_Exercise prompt_
Skip the pictures, please, and write out exactly the lines from the opening of the data through the line containing "SHADOW_KM = 15".

[START Data block]

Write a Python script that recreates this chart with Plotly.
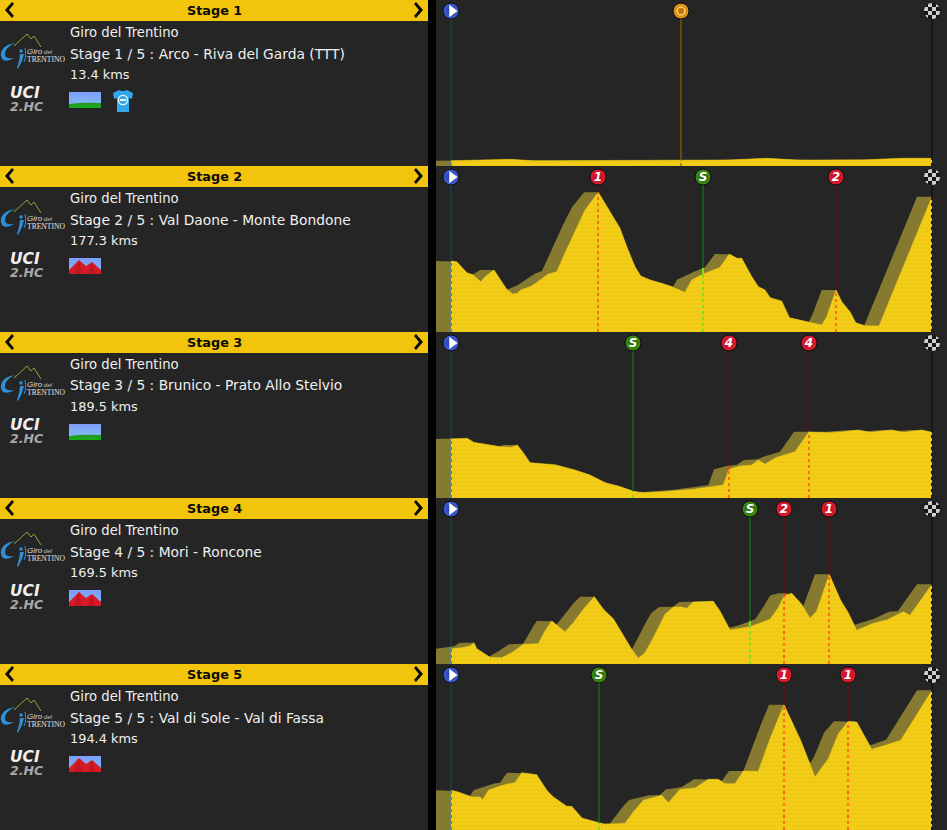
import base64
import numpy as np
import plotly.graph_objects as go

W, H = 947, 830
PANEL = 166
SHADOW_KM = 15

stage_headers = ["Stage 1", "Stage 2", "Stage 3", "Stage 4", "Stage 5"]
race_name = "Giro del Trentino"
stage_lines = [
    "Stage 1 / 5 : Arco - Riva del Garda (TTT)",
    "Stage 2 / 5 : Val Daone - Monte Bondone",
    "Stage 3 / 5 : Brunico - Prato Allo Stelvio",
    "Stage 4 / 5 : Mori - Roncone",
    "Stage 5 / 5 : Val di Sole - Val di Fassa",
]
distances = ["13.4 kms", "177.3 kms", "189.5 kms", "169.5 kms", "194.4 kms"]
terrain = ["flat", "mountain", "flat", "mountain", "mountain"]

s1_x = [0, 59, 82.3, 179, 279, 315.7, 345.7, 372, 412.3, 452.3, 481]
s1_h = [5.3, 6.7, 5.3, 5.3, 6, 7.7, 6, 6, 6, 7.7, 7.7]
s2_x = [0, 5.7, 15.7, 22.3, 29.7, 34, 43, 55.7, 61.7, 66.3, 69.7, 80.7, 97.3, 105.7, 112.3, 122.3, 134, 147.3,
        162.3, 169, 175.7, 184, 189.7, 199, 210.7, 219, 234, 240.7, 252.3, 269, 278.3, 285.7, 290.7, 300.7,
        307.3, 314, 319, 330.7, 338.3, 357.3, 370.7, 375.7, 385, 390.7, 399, 404.7, 414, 428, 481]
s2_h = [71, 70.3, 59.3, 57, 50.3, 55.3, 62, 42.7, 38, 38.7, 42, 46, 58, 60.3, 75.3, 97, 122, 139.7,
        115.3, 103.7, 85.3, 65.3, 56, 52, 48.7, 46, 39.7, 52, 58, 64.7, 78, 73.7, 73.7, 55.3,
        45.3, 42, 34.3, 31, 14.3, 10, 7, 15.3, 42, 30.3, 20.3, 9.3, 6.3, 6, 135.3]
s3_x = [0, 16.3, 22.3, 32.3, 49, 60.7, 66.3, 72.3, 79, 104, 124, 139, 154, 167.3, 182.3, 192.3, 212.3, 242.3,
        272.3, 278, 289, 300.7, 307.3, 314, 325.7, 344, 350.7, 358, 362.3, 379, 392.3, 407.3, 419, 440.7,
        452.3, 470.7, 481]
s3_h = [59, 59.7, 55.7, 54, 51.3, 50.7, 53, 45.3, 35.3, 33.3, 28, 23, 15.3, 12, 6.7, 5.3, 6.3, 8.7,
        13, 28.7, 32, 33, 38, 34, 40.7, 46.3, 56.3, 66.3, 65.7, 65.3, 66.3, 68, 65.7, 68,
        65.7, 68, 65.7]
s4_x = [0, 10.7, 19, 23, 25.7, 32.3, 39, 50.7, 60.7, 72.3, 87.3, 94, 100.7, 114, 122.3, 132.3, 143.3, 152.3,
        162.3, 170.7, 180.7, 187.3, 194, 202.3, 214, 222.3, 230.7, 235.7, 242.3, 262.3, 269, 279, 299, 319,
        327.3, 333, 340.7, 350.7, 359, 365.7, 378.3, 389, 397.3, 405.7, 422.3, 435.7, 452.3, 459, 469, 481]
s4_h = [15.3, 16.3, 18, 21.3, 15.3, 11.3, 6.7, 6.3, 11.3, 19.7, 20.3, 33, 43, 32.3, 41.3, 54.7, 67.3, 54.7,
        45.3, 31.3, 14.7, 5.7, 11.3, 26.3, 49.7, 57, 57, 55.7, 62, 62.7, 53, 34, 37.3, 44.7,
        56.3, 68, 70.7, 59.7, 45.7, 53, 89.7, 64.7, 51.3, 33.7, 40.7, 44, 52.3, 48.7, 63, 79.7]
s5_x = [0, 7.3, 20.7, 29, 31.7, 37.3, 49, 57.3, 64, 70.7, 85.7, 95.7, 102.3, 115.7, 120.7, 130.7, 147.3, 154,
        174, 182.3, 192.3, 210.7, 217.3, 229, 244, 257.3, 267.3, 274, 284, 292.3, 307.3, 319, 333, 342.3,
        349.7, 364, 377.3, 387.3, 397.3, 405.7, 420.7, 435.7, 449.7, 481]
s5_h = [39.7, 38, 33, 33, 30.3, 39.7, 44, 46.3, 47.3, 57.3, 55.3, 39.7, 33, 23.7, 23.7, 12, 7.3, 5.7,
        6.7, 18, 29.7, 34.7, 27.3, 40.7, 42, 50.7, 50.7, 46.3, 46.3, 59, 58.7, 91.3, 125.3, 104.7,
        89.7, 53, 71.3, 96.3, 108.7, 108, 80.7, 85.3, 89.7, 139.7]
profiles = [(s1_x, s1_h), (s2_x, s2_h), (s3_x, s3_h), (s4_x, s4_h), (s5_x, s5_h)]

finish_x = 481
mark_x = [[230], [147, 252, 385], [182, 278, 358], [299, 333, 378], [148, 333, 397]]
mark_label = [["T"], ["1", "S", "2"], ["S", "4", "4"], ["S", "2", "1"], ["S", "1", "1"]]

STYLES = {
    "red":   dict(ball="#b8101f", hi="#e01c34", top="#5a1212", mid="#e04a10", dot="#ff6d12"),
    "green": dict(ball="#1f6204", hi="#3f9010", top="#146612", mid="#7ee01c", dot="#7ee01c"),
    "start": dict(ball="#2238a0", hi="#3f60d8", top="#1f3c44", mid="#4c8aa0", dot="#4c8aa0"),
    "time":  dict(ball="#b87008", hi="#e09a18", top="#685800", mid="#a09020", dot="#a09020"),
    "end":   dict(ball="#222222", hi="#444444", top="#141414", mid="#222222", dot="#1c1c1c"),
}


def svg_uri(body, w, h):
    s = f'<svg xmlns="http://www.w3.org/2000/svg" width="{w}" height="{h}" viewBox="0 0 {w} {h}">{body}</svg>'
    return "data:image/svg+xml;base64," + base64.b64encode(s.encode()).decode()


FLAT_ICON = svg_uri(
    '<defs><linearGradient id="s" x1="0" y1="0" x2="0" y2="1"><stop offset="0" stop-color="#7f9dff"/>'
    '<stop offset="1" stop-color="#7fc6ea"/></linearGradient><linearGradient id="g" x1="0" y1="0" x2="0" y2="1">'
    '<stop offset="0" stop-color="#2f8f2a"/><stop offset="1" stop-color="#12b012"/></linearGradient></defs>'
    '<rect width="32" height="16" fill="url(#s)"/><path d="M0 12 Q14 10 32 11 V16 H0 Z" fill="url(#g)"/>', 32, 16)
MOUNT_ICON = svg_uri(
    '<defs><linearGradient id="s" x1="0" y1="0" x2="0" y2="1"><stop offset="0" stop-color="#7f9dff"/>'
    '<stop offset="1" stop-color="#6fc0ee"/></linearGradient></defs><rect width="32" height="16" fill="url(#s)"/>'
    '<path d="M0 16 L0 12 L10 2 L17 8 L23 4 L32 12 L32 16 Z" fill="#d81a28"/>'
    '<path d="M10 2 L13 16 L5 16 Z M23 4 L26 16 L19 16 Z" fill="#b01420" opacity=".6"/>', 32, 16)
JERSEY_ICON = svg_uri(
    '<path d="M7 1 Q11 3 15 1 L21 4 L20 10 L17 9 L17 23 L5 23 L5 9 L2 10 L1 4 Z" fill="#30a8ea"/>'
    '<circle cx="11" cy="11" r="4.6" fill="none" stroke="#e8f6ff" stroke-width="1.4"/>'
    '<rect x="8" y="10" width="6" height="2" fill="#e8f6ff"/>', 22, 24)
LOGO_ICON = svg_uri(
    '<path d="M14 13 L27 1 L31 6 L34 3 L41 14" fill="none" stroke="#8aa838" stroke-width="1"/>'
    '<path d="M16 10 C4 11 0 18 1 23 C2 29 8 29 14 25 C9 26 5 25 5 21 C5 16 10 12 16 10 Z" fill="#2f8fd8"/>'
    '<circle cx="21" cy="18" r="1.8" fill="#2f8fd8"/>'
    '<path d="M20 21 L24 21 L22 28 L18 36 L17 35 L19 28 Z" fill="#2f8fd8"/>'
    '<path d="M25 15 C26 21 26 25 24 29" fill="none" stroke="#2f8fd8" stroke-width="1"/>', 64, 38)
CHECK_ICON = svg_uri(
    '<defs><clipPath id="c"><circle cx="8" cy="8" r="8"/></clipPath></defs><g clip-path="url(#c)">'
    '<rect width="16" height="16" fill="#1a1a1a"/>'
    + "".join(f'<rect x="{i*4}" y="{j*4}" width="4" height="4" fill="{"#cfcfcf" if (i+j)%2 else "#161616"}"/>'
              for i in range(4) for j in range(4))
    + '</g>', 16, 16)


def envelope(xs, hs):
    xs, hs = np.array(xs, float), np.array(hs, float)
    grid = np.unique(np.concatenate([xs, xs - SHADOW_KM, np.arange(-SHADOW_KM, finish_x + 1)]))
    grid = grid[grid >= -SHADOW_KM]
    out = []
    for g in grid:
        lo, hi = max(g, 0), min(g + SHADOW_KM, finish_x)
        inside = hs[(xs >= lo) & (xs <= hi)]
        c = [np.interp(lo, xs, hs), np.interp(hi, xs, hs)] + list(inside)
        out.append(max(c))
    return grid, np.array(out)


def px(x):
    return x / W


def py(y):
    return 1 - y / H


fig = go.Figure()
layout = dict(
    width=W, height=H, autosize=False, margin=dict(l=0, r=0, t=0, b=0, pad=0),
    paper_bgcolor="#252525", plot_bgcolor="rgba(0,0,0,0)", showlegend=False,
    font=dict(family="DejaVu Sans", color="#f2f2f2"), hovermode=False,
)
shapes = [dict(type="rect", xref="paper", yref="paper", x0=px(428), x1=px(436), y0=0, y1=1,
               fillcolor="#000000", line_width=0, layer="above")]
images, annots = [], []


def add_text(text, x, y, **kw):
    font = dict(family="DejaVu Sans", size=13.2, color="#f0f0f0")
    font.update(kw.pop("font", {}))
    annots.append(dict(text=text, x=px(x), y=py(y), xref="paper", yref="paper", showarrow=False,
                       xanchor=kw.pop("xanchor", "left"), yanchor="middle", align="left", font=font, **kw))


def add_image(src, x, y, w, h):
    images.append(dict(source=src, xref="paper", yref="paper", x=px(x), y=py(y), sizex=w / W, sizey=h / H,
                       xanchor="left", yanchor="top", sizing="stretch", layer="above"))


def draw_mark(fig, x, key, axx, axy, hprof, henv, label=None):
    st = STYLES[key]
    def seg(h0, h1, color, dash="solid", width=1.6):
        fig.add_trace(go.Scatter(x=[x, x], y=[h0, h1], mode="lines", xaxis=axx, yaxis=axy,
                                 line=dict(color=color, width=width, dash=dash)))
    seg(henv, 155, st["top"])
    if henv > hprof + 0.5:
        seg(hprof, henv, st["mid"], width=2)
    seg(0, hprof, st["dot"], dash="3px,3px", width=2)
    if key != "end":
        fig.add_trace(go.Scatter(x=[x], y=[155], mode="markers", xaxis=axx, yaxis=axy, cliponaxis=False,
                                 marker=dict(size=16, color=st["hi"], symbol="circle",
                                             gradient=dict(type="radial", color=st["ball"]),
                                             line=dict(color="#0c0c0c", width=1))))
    if key == "start":
        fig.add_trace(go.Scatter(x=[x + 1], y=[155], mode="markers", xaxis=axx, yaxis=axy,
                                 marker=dict(size=11, color="#ffffff", symbol="triangle-right")))
    elif key == "time":
        fig.add_trace(go.Scatter(x=[x], y=[155], mode="markers", xaxis=axx, yaxis=axy,
                                 marker=dict(size=8, symbol="circle-open", color="#ffd070", line=dict(width=1.5, color="#ffd070"))))
    elif label:
        fig.add_trace(go.Scatter(x=[x], y=[154.5], mode="text", text=[label], xaxis=axx, yaxis=axy,
                                 textposition="middle center",
                                 textfont=dict(family="DejaVu Sans", size=12, color="#ffffff", weight="bold", style="italic")))


for k in range(5):
    top = k * PANEL
    sfx = "" if k == 0 else str(k + 1)
    axx, axy = "x" + sfx, "y" + sfx
    layout["xaxis" + sfx] = dict(domain=[436 / W, 1], range=[-SHADOW_KM, 496], visible=False, anchor=axy, fixedrange=True)
    layout["yaxis" + sfx] = dict(domain=[1 - (top + PANEL) / H, 1 - top / H], range=[0, PANEL], visible=False, anchor=axx, fixedrange=True)

    xs, hs = profiles[k]
    ex, eh = envelope(xs, hs)
    fig.add_trace(go.Scatter(x=ex, y=eh, mode="lines", fill="tozeroy", fillcolor="#857a2f", line=dict(width=0),
                             xaxis=axx, yaxis=axy))
    fig.add_trace(go.Scatter(x=xs, y=hs, mode="lines", fill="tozeroy", line=dict(color="#f3cd17", width=0.5),
                             fillpattern=dict(shape=".", size=4, solidity=0.35, fgcolor="#ebc612", bgcolor="#f3cd17", fillmode="replace"),
                             xaxis=axx, yaxis=axy))

    draw_mark(fig, 0, "start", axx, axy, hs[0], float(np.interp(0, ex, eh)))
    for mx, lab in zip(mark_x[k], mark_label[k]):
        key = "time" if lab == "T" else ("green" if lab == "S" else "red")
        draw_mark(fig, mx, key, axx, axy, float(np.interp(mx, xs, hs)), float(np.interp(mx, ex, eh)), lab)
    draw_mark(fig, finish_x, "end", axx, axy, hs[-1], float(np.interp(finish_x, ex, eh)))
    add_image(CHECK_ICON, 924, top + 3, 16, 16)

    # left block
    shapes.append(dict(type="rect", xref="paper", yref="paper", x0=0, x1=px(428), y0=py(top + 21), y1=py(top),
                       fillcolor="#f2c40c", line_width=0, layer="above"))
    for pts in ([(12, 2), (5, 10), (12, 18), (14, 16), (9, 10), (14, 4)],
                [(416, 2), (423, 10), (416, 18), (414, 16), (419, 10), (414, 4)]):
        path = "M " + " L ".join(f"{px(a):.5f},{py(top + b):.5f}" for a, b in pts) + " Z"
        shapes.append(dict(type="path", xref="paper", yref="paper", path=path, fillcolor="#0a0a0a", line_width=0, layer="above"))
    add_text(stage_headers[k], 214, top + 10, xanchor="center",
             font=dict(size=12.8, color="#0a0a0a", weight="bold"))
    add_text(race_name, 68, top + 32.5)
    add_text(stage_lines[k], 68, top + 53.5, font=dict(size=13.8))
    add_text(distances[k], 68, top + 74.5, font=dict(size=12.9))
    add_image(LOGO_ICON, 0, top + 33, 64, 38)
    add_text('<span style="font-size:8px;color:#d8d8d8"><i>Giro</i></span> <span style="font-size:6px;color:#c0c0c0"><i>del</i></span><br>'
             '<span style="font-family:Liberation Serif;font-size:7.6px;color:#e0e0e0">TRENTINO</span>',
             25, top + 56, font=dict(family="Liberation Sans", size=6, color="#d8d8d8"))
    add_text('<span style="font-size:15.5px;color:#f0f0f0"><b><i>UCI</i></b></span><br>'
             '<span style="font-size:12.5px;color:#a8a8a8"><b><i>2.HC</i></b></span>',
             8, top + 99, font=dict(family="DejaVu Sans", size=10, color="#f0f0f0"))
    add_image(FLAT_ICON if terrain[k] == "flat" else MOUNT_ICON, 69, top + 92, 32, 16)
    if k == 0:
        add_image(JERSEY_ICON, 112, top + 89, 22, 24)

layout.update(shapes=shapes, images=images, annotations=annots)
fig.update_layout(**layout)
fig.write_html("out.html", config=dict(displayModeBar=False),
               post_script="document.body.style.margin='0';document.body.style.overflow='hidden';")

[END Data block]

_Response_
Write a Python script that recreates this chart with Plotly.
import base64
import numpy as np
import plotly.graph_objects as go

W, H = 947, 830
PANEL = 166
SHADOW_KM = 15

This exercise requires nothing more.